* begin RECORDS FOR THIS TASK *

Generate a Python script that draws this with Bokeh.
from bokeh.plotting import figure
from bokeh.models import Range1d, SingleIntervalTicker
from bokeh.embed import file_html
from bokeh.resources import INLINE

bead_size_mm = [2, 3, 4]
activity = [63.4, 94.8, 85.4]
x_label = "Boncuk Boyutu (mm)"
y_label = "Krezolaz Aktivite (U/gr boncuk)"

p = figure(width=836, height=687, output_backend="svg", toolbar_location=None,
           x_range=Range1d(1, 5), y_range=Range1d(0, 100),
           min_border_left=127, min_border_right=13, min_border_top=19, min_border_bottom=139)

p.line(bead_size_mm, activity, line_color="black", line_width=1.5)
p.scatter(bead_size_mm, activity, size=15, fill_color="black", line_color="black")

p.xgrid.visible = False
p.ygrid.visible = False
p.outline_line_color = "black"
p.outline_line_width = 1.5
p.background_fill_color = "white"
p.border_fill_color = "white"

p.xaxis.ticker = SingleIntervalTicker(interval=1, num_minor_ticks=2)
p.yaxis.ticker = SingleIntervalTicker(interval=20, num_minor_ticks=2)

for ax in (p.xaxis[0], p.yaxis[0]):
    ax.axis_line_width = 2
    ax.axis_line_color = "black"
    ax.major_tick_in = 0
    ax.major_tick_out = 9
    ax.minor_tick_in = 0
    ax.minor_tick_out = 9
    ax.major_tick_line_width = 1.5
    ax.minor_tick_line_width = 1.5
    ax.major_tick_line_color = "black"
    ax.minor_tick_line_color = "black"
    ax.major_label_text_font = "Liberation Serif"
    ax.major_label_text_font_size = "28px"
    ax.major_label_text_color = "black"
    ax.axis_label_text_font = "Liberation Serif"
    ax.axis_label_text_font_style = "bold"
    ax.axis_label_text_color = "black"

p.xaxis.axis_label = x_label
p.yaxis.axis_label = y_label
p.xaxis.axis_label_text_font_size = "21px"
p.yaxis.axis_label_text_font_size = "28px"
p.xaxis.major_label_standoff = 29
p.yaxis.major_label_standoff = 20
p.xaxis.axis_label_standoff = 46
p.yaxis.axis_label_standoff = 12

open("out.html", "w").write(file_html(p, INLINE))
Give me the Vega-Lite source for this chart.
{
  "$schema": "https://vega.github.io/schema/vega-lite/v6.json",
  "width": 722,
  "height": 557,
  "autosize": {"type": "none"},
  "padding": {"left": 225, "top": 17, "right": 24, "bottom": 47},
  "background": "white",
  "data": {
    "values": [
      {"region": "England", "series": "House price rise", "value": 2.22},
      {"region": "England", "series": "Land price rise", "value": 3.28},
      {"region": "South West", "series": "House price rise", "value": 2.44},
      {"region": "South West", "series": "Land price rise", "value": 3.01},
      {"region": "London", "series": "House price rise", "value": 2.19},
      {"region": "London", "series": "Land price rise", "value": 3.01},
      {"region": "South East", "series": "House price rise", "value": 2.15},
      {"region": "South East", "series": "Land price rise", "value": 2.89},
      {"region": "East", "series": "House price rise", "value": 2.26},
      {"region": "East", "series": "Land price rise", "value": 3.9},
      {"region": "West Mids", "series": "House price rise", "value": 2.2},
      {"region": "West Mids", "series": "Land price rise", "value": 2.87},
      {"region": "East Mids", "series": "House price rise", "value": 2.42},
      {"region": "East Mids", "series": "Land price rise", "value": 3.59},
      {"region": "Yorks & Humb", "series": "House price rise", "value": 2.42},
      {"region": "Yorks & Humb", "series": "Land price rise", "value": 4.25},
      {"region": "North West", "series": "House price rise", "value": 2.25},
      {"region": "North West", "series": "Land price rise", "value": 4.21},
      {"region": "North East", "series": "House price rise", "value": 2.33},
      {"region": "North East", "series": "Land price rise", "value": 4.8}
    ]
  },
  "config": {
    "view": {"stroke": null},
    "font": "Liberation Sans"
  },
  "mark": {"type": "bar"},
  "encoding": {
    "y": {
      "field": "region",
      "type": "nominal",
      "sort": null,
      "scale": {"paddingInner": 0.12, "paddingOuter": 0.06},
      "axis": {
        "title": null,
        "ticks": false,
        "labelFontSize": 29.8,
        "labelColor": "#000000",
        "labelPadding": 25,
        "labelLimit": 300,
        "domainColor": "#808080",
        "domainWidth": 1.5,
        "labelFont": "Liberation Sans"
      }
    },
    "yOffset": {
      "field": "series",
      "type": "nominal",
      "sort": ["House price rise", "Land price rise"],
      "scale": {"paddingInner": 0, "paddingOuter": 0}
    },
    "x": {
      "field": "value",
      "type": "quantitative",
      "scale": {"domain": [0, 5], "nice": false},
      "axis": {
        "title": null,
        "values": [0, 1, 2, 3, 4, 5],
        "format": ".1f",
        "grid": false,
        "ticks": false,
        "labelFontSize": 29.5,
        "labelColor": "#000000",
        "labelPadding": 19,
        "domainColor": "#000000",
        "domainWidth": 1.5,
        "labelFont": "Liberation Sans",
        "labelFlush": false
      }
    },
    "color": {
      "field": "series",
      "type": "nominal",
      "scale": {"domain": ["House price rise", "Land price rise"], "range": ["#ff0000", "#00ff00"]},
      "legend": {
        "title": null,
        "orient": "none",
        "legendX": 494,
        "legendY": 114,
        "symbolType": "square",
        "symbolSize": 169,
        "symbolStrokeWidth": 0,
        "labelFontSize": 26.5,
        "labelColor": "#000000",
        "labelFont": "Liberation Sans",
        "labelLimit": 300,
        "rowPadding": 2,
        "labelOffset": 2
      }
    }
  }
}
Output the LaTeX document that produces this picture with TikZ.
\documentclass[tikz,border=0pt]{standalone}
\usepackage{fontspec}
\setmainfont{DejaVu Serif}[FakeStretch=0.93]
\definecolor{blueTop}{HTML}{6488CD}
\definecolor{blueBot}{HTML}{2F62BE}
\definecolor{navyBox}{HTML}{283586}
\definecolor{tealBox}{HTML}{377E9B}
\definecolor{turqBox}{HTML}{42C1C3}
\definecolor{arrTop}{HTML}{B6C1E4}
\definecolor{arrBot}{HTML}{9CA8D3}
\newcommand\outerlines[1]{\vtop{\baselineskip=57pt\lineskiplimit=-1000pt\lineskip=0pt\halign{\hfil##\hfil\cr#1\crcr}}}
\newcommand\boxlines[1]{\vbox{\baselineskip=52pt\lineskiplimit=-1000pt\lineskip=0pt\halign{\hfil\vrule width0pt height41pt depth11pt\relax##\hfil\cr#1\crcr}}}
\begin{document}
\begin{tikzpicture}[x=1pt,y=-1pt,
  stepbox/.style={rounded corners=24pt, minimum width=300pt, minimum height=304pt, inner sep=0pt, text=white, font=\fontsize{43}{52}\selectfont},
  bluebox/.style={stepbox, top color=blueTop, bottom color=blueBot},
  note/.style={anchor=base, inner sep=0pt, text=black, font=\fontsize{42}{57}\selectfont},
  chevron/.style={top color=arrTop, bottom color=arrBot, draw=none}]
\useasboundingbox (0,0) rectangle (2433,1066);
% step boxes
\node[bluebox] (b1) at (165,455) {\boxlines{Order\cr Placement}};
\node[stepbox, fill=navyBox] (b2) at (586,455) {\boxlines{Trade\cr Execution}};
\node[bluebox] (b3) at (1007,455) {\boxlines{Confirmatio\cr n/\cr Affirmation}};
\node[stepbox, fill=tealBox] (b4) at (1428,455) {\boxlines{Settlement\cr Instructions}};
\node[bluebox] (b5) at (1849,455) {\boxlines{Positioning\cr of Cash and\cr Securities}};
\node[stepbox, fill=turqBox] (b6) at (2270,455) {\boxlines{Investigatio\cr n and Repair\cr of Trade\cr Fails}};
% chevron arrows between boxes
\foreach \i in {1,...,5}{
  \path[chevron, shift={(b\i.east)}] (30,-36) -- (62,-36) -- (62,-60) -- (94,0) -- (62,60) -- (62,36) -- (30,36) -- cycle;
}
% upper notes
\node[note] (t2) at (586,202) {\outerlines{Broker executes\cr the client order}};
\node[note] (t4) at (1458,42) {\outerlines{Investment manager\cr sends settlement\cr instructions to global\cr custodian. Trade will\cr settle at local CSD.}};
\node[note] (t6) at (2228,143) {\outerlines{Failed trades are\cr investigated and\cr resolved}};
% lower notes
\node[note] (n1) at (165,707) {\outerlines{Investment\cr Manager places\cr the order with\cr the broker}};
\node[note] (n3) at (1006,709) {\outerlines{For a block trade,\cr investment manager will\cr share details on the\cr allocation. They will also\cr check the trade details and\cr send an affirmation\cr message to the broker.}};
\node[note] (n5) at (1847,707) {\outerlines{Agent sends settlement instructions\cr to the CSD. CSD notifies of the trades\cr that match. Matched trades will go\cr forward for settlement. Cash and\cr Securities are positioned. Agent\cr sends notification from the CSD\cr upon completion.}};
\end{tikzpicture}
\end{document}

* end RECORDS FOR THIS TASK *

(EXERCISE) Print the records above verbatim from their first line to the line containing "from bokeh.resources import INLINE", both included, and stop there.

(EXPECTED OUTPUT)
Generate a Python script that draws this with Bokeh.
from bokeh.plotting import figure
from bokeh.models import Range1d, SingleIntervalTicker
from bokeh.embed import file_html
from bokeh.resources import INLINE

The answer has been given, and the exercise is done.